Epicenter and Mr Musk represent growing, predatory corporations that cannibalise on bio-data. This is not the bio-data of your education, schooling, experience or salary. They are so yesterday. We will individually and together generate an ocean of big data, available for mining and controlled, Matrix-like, from the new information Swiss banks — which will then sell them to a handful of companies for astounding profits. This is the data of your being a human, a record of your life as a living organism. Led by Facebook, all social media thrive on an ever-hungry global industry of big-data mining, which, when put through a complicated mathematical process, can predict human behaviour and political outcomes sufficiently enough to manipulate them. In other words, the more sophisticated and connected a society is, the more readily it compromises freedom and choice, individuality and liberty. It is actually quite simple. The more you reveal yourself through the binary codes that make up our digital world, the less you are capable of working outside the prophesy of data.
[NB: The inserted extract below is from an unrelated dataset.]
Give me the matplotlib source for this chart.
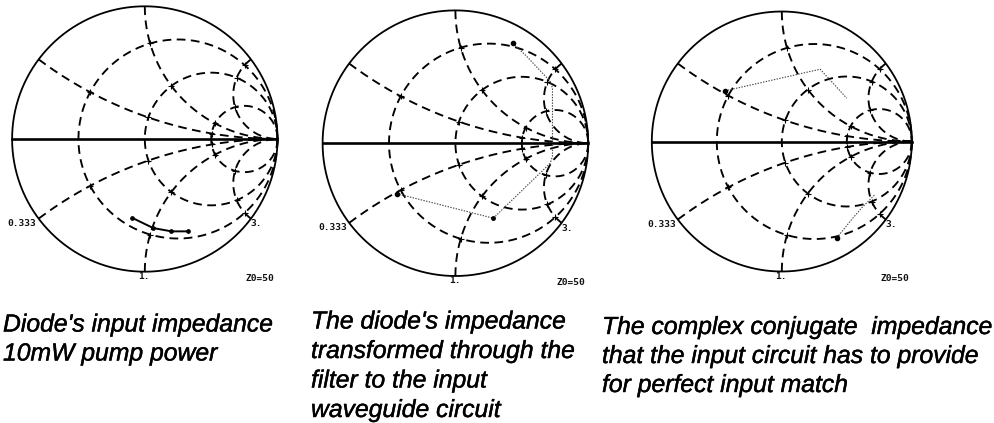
import numpy as np
import matplotlib
matplotlib.use("Agg")
import matplotlib.pyplot as plt
import matplotlib.patheffects as pe

plt.rcParams['lines.scale_dashes'] = False

W, H = 995, 423

# Smith chart grid values (normalised impedance)
resistances = [1/3, 1, 3]
reactances = [1/3, 1, 3, -1/3, -1, -3]

# Trajectories, as reflection coefficient (re, im)
diode_re = [-0.093, 0.063, 0.201, 0.327]
diode_im = [-0.595, -0.671, -0.696, -0.696]

filter_re = [0.432, 0.538, 0.714, 0.731, 0.731, 0.714, 0.349, 0.286, -0.354, -0.437]
filter_im = [0.754, 0.653, 0.465, 0.415, -0.100, -0.151, -0.503, -0.565, -0.402, -0.382]

conj_upper_re = [-0.436, 0.295, 0.500]
conj_upper_im = [0.390, 0.556, 0.333]
conj_lower_re = [0.423, 0.536, 0.613, 0.715]
conj_lower_im = [-0.741, -0.602, -0.512, -0.410]

captions = [
    ["Diode's input impedance", "10mW pump power"],
    ["The diode's impedance", "transformed through the", "filter to the input", "waveguide circuit"],
    ["The complex conjugate  impedance", "that the input circuit has to provide", "for perfect input match"],
]
chart_labels = ["0.333", "3.", "1.", "Z0=50"]


def gamma(z):
    return (z - 1) / (z + 1)


def add_chart(cx, cy, R):
    ax = fig.add_axes([(cx - R) / W, 1 - (cy + R) / H, 2 * R / W, 2 * R / H])
    ax.set_xlim(-1, 1)
    ax.set_ylim(-1, 1)
    ax.axis('off')
    dash = dict(color='black', lw=1.35, dashes=(6.3, 3.9), clip_on=False)
    t = np.linspace(0, np.pi / 2 * 0.9995, 1500)
    s = np.tan(t)
    for r in resistances:
        g = gamma(r + 1j * np.concatenate([-s[::-1], s]))
        ax.plot(g.real, g.imag, **dash)
    for x in reactances:
        g = gamma(s + 1j * x)
        ax.plot(g.real, g.imag, **dash)
    # small grid ticks at the crossings
    for r in resistances:
        for x in reactances:
            g = gamma(r + 1j * x)
            ax.plot(g.real, g.imag, marker='+', ms=4, mew=0.8, color='black', clip_on=False)
    th = np.linspace(0, 2 * np.pi, 720)
    ax.plot(np.cos(th), np.sin(th), color='black', lw=1.3, clip_on=False)
    ax.plot([-1, 1], [0, 0], color='black', lw=1.9, clip_on=False)
    lab = dict(family='DejaVu Sans Mono', weight='bold', fontsize=6.8, ha='center', va='center',
               color='#111111', clip_on=False)
    ax.text(-0.925, -0.638, chart_labels[0], **lab)
    ax.text(0.84, -0.64, chart_labels[1], **lab)
    ax.text(-0.005, -1.035, chart_labels[2], **lab)
    ax.text(0.87, -1.05, chart_labels[3], **lab)
    return ax


fig = plt.figure(figsize=(W / 100, H / 100), dpi=100, facecolor='white')

ax1 = add_chart(144.8, 139, 132.7)
ax2 = add_chart(455.4, 143.2, 132.8)
ax3 = add_chart(781.8, 141.5, 130)

ax1.plot(diode_re, diode_im, color='black', lw=1.4, marker='o', ms=2.4, clip_on=False)

dot = dict(color='#444444', lw=0.8, dashes=(1.0, 1.0))
ax2.plot(filter_re, filter_im, **dot)
for ax, xs, ys in [(ax2, filter_re, filter_im),
                   (ax3, conj_upper_re, conj_upper_im),
                   (ax3, conj_lower_re, conj_lower_im)]:
    if ax is ax3:
        ax.plot(xs, ys, **dot)
    ax.plot(xs[0], ys[0], 'o', color='black', ms=3)
ax2.plot(filter_re[-1], filter_im[-1], 'o', color='black', ms=3)
ax2.plot(filter_re[7], filter_im[7], 'o', color='black', ms=2.5)

caption_x = [3, 311, 602]
caption_y = [[331.5, 360.5],
             [328.5, 358, 387.5, 417],
             [334, 363, 392]]
effects = [pe.withStroke(linewidth=0.3, foreground='black')]
for lines, x0, ys in zip(captions, caption_x, caption_y):
    for line, y in zip(lines, ys):
        fig.text(x0 / W, 1 - y / H, line, family='Liberation Sans', style='italic', fontsize=17.8,
                 color='black', ha='left', va='baseline', path_effects=effects)

fig.savefig('out.png', dpi=100, facecolor='white')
This is exactly how Donald Trump won the US presidential elections, backed by Russian hackers and a company called Cambridge Information Group. If under monopoly capitalism, you were reduced to being just a placid and aphasiac consumer, under cyborg capitalism you are as good as the data you are able to generate.

This is the new biopolitics — a state of supreme control of your body and mind from surface to spleen — that is deeper than the predictions of French philosopher Michel Foucault and way more precarious than that of Italian philosopher Giorgio Agumben. This is posthumanism. What Anthropocene is to climate, posthumanism is to being human. And if you still think it is an optical illusion, you may want to change your Google Glass.